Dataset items
+ + + + +
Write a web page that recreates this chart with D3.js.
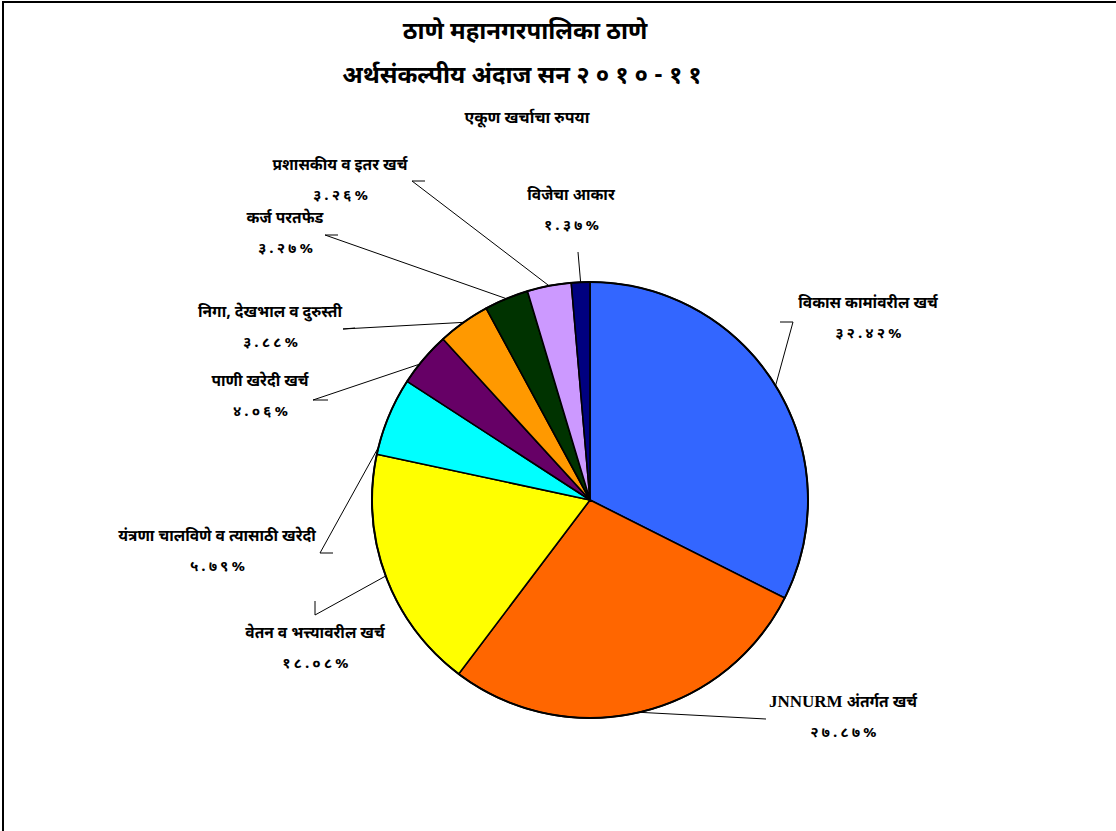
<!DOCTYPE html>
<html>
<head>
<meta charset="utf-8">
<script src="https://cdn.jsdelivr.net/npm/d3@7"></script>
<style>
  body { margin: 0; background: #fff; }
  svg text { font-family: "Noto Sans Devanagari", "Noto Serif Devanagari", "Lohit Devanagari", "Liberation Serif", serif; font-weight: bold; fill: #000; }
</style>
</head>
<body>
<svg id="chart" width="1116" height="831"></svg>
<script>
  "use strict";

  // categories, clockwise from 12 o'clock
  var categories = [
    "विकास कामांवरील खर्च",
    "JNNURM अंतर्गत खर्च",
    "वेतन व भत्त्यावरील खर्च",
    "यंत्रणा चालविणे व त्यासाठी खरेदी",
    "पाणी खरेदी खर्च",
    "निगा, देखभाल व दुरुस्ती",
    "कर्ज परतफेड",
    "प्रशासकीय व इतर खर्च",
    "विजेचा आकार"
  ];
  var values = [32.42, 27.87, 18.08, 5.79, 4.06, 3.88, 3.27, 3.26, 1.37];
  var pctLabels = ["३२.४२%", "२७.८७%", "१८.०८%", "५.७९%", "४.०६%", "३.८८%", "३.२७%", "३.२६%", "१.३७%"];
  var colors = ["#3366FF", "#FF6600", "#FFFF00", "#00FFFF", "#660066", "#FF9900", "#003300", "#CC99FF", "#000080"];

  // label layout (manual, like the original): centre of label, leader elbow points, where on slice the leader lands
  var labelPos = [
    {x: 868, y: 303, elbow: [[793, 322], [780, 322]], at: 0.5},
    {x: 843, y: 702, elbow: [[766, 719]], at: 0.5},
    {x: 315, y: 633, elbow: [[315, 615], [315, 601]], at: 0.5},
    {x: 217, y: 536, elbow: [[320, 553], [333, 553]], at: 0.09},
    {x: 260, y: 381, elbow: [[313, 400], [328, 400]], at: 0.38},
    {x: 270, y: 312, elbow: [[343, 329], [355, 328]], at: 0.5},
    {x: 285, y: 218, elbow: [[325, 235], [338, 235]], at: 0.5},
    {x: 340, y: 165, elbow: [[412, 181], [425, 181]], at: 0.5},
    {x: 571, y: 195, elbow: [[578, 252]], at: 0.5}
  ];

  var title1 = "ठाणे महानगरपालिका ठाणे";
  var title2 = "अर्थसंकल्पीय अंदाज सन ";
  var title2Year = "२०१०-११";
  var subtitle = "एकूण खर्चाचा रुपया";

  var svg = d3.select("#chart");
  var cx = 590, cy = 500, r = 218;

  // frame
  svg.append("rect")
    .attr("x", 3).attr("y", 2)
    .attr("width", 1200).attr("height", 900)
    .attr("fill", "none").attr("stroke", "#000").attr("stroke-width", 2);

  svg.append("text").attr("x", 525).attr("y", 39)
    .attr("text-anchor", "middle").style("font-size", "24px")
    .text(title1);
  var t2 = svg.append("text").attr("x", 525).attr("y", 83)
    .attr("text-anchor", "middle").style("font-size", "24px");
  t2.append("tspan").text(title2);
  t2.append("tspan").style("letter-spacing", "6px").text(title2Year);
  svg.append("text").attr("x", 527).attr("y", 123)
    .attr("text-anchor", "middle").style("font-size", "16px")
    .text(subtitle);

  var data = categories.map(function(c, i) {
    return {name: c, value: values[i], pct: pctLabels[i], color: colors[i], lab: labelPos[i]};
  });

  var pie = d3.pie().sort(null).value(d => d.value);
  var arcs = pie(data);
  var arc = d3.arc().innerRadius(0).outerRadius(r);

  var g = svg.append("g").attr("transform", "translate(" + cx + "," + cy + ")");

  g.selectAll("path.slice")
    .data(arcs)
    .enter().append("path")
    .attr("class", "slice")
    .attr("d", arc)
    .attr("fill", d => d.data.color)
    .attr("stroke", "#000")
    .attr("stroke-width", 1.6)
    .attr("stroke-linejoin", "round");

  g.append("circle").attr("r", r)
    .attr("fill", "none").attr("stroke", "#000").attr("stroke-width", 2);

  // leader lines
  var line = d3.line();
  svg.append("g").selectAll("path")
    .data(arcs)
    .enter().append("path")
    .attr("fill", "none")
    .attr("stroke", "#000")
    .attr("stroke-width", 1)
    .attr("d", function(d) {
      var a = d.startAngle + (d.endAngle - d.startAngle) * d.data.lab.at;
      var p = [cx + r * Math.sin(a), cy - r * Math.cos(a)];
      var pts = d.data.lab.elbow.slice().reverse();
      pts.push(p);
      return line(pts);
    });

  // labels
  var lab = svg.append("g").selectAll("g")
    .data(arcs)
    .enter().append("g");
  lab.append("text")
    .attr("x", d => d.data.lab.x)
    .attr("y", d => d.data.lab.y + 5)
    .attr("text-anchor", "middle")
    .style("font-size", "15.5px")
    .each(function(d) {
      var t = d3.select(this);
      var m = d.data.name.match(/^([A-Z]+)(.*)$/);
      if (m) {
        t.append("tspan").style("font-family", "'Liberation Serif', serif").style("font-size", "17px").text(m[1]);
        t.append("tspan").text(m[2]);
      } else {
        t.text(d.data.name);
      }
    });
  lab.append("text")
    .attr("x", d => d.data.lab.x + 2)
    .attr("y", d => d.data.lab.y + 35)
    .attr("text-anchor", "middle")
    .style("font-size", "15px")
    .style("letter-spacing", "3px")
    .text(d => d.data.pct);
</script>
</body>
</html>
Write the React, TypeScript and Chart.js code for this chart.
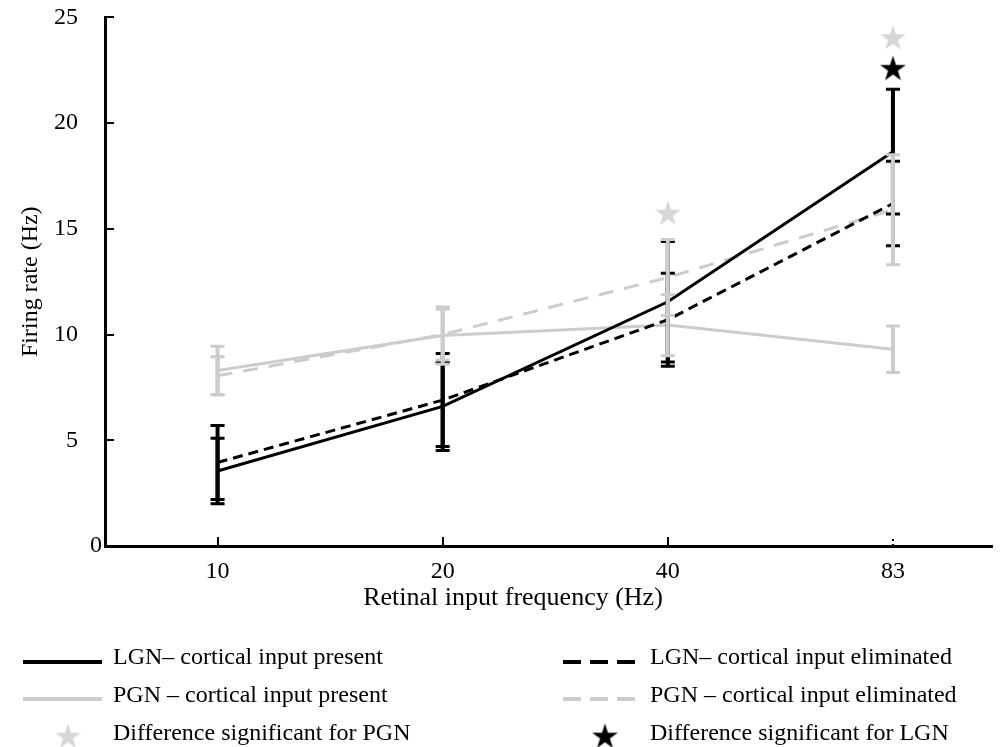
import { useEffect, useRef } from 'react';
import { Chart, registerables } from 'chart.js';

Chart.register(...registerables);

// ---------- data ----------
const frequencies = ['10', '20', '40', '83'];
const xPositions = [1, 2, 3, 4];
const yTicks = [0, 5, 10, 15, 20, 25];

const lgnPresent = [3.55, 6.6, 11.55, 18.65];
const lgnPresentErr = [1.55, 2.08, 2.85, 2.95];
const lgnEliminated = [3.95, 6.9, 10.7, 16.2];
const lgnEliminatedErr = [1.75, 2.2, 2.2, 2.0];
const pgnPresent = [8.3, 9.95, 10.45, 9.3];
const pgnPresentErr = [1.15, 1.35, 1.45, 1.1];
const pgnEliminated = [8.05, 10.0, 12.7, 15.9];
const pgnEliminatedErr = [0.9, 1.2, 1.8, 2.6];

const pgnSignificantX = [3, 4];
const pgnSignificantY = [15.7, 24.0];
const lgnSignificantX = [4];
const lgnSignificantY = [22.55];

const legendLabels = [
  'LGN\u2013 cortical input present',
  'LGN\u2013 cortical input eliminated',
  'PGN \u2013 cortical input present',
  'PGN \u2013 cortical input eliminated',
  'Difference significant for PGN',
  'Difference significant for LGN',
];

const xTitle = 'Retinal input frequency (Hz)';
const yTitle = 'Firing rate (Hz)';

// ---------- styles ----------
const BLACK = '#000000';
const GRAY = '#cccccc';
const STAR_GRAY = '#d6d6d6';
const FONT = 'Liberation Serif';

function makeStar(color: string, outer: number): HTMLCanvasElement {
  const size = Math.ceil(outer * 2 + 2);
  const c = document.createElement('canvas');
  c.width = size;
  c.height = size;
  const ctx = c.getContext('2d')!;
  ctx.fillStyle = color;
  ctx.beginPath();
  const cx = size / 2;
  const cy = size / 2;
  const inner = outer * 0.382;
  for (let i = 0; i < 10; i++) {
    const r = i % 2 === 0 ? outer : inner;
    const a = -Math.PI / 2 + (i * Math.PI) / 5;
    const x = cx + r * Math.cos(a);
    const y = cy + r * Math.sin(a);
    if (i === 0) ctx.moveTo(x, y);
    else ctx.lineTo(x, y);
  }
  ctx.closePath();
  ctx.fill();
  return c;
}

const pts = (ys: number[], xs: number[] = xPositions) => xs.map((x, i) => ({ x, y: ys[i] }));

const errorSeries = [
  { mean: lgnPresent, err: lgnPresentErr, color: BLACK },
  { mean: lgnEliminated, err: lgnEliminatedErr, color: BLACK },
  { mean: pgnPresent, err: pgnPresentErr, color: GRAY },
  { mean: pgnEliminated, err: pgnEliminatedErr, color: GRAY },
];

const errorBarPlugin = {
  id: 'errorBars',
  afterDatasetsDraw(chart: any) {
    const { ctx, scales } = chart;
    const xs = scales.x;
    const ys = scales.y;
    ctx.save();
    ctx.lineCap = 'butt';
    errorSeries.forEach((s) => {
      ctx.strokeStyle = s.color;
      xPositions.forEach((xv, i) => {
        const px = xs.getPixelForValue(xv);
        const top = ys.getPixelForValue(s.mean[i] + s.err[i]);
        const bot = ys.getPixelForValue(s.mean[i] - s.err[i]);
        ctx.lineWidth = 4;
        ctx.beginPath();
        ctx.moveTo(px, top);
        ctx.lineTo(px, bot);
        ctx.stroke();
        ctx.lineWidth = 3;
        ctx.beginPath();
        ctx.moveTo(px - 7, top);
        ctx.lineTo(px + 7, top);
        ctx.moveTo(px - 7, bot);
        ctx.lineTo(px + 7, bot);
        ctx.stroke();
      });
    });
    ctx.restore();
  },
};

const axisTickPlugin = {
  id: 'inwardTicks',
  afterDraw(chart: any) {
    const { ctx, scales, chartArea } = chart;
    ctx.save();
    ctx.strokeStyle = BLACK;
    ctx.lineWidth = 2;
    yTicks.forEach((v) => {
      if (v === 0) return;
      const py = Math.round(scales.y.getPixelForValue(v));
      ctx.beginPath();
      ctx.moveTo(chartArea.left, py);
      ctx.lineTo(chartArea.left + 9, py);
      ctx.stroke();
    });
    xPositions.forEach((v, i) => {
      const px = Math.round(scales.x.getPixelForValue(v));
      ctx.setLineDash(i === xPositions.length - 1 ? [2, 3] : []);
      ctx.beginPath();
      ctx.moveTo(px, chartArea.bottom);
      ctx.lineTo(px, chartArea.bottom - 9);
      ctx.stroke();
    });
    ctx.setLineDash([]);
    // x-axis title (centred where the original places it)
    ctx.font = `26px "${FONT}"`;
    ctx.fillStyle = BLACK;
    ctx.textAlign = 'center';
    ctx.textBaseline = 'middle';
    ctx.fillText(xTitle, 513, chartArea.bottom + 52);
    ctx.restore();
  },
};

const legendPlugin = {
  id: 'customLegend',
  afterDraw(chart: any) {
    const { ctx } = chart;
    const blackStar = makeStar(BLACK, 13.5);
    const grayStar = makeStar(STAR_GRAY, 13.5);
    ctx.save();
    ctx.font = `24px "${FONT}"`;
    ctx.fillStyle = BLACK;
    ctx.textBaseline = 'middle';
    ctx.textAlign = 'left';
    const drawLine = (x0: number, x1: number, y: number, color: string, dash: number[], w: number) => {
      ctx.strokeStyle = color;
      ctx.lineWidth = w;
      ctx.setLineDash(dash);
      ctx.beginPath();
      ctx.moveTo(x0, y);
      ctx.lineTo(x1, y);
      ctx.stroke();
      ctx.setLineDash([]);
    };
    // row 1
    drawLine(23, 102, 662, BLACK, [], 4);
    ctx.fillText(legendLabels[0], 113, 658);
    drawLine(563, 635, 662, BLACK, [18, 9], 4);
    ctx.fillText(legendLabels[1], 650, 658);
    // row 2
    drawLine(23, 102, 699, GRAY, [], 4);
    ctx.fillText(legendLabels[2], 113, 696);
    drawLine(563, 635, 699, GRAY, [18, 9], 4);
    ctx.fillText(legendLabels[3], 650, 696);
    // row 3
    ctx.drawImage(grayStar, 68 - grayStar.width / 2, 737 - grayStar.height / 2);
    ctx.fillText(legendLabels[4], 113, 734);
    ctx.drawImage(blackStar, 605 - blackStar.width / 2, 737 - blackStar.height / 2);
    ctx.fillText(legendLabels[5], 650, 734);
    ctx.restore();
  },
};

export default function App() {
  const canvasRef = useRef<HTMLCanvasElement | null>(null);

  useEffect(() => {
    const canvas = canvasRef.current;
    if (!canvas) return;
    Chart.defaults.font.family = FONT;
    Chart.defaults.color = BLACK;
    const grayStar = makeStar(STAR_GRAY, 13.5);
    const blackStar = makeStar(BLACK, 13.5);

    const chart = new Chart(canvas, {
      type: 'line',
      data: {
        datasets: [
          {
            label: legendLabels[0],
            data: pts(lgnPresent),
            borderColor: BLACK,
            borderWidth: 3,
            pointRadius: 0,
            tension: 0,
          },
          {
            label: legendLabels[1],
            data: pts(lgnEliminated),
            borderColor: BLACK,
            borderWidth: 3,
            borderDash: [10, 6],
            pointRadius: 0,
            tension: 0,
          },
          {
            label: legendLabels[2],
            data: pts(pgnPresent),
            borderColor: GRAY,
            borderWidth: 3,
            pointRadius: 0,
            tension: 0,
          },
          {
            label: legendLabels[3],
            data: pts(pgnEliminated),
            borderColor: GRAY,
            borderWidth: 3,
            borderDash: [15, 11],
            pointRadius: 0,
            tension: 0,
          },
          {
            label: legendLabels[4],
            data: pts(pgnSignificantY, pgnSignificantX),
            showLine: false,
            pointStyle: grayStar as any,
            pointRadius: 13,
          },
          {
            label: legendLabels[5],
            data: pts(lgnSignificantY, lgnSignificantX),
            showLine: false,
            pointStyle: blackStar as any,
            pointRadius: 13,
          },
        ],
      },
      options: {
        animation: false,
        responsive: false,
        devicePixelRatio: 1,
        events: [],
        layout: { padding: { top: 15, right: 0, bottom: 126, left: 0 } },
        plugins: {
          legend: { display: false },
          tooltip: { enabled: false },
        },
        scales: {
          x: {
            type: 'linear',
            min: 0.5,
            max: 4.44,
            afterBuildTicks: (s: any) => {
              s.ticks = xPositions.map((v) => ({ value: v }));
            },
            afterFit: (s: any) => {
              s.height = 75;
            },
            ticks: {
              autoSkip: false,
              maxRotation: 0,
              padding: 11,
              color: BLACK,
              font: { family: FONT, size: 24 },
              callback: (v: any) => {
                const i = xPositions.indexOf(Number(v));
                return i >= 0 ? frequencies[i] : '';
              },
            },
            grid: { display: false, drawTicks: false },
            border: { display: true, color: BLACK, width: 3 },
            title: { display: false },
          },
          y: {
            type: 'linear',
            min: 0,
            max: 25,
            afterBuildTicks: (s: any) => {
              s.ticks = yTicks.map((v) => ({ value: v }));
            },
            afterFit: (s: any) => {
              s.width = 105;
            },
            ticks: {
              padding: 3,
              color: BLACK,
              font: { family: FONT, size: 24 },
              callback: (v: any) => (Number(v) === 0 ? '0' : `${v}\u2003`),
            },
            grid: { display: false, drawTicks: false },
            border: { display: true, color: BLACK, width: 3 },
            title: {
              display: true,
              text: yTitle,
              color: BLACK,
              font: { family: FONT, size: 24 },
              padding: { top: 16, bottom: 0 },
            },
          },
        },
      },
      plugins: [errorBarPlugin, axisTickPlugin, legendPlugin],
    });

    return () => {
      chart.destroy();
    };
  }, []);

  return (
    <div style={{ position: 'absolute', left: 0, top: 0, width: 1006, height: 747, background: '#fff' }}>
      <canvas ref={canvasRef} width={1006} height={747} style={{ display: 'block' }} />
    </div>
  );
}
+ + + + +
Using the data above, which lines fall from the one with "Write the React, TypeScript" through the one with "Chart.register(...registerables);"? Repeat them exactly, ends included, minus any pictures.

THE REPLY:
Write the React, TypeScript and Chart.js code for this chart.
import { useEffect, useRef } from 'react';
import { Chart, registerables } from 'chart.js';

Chart.register(...registerables);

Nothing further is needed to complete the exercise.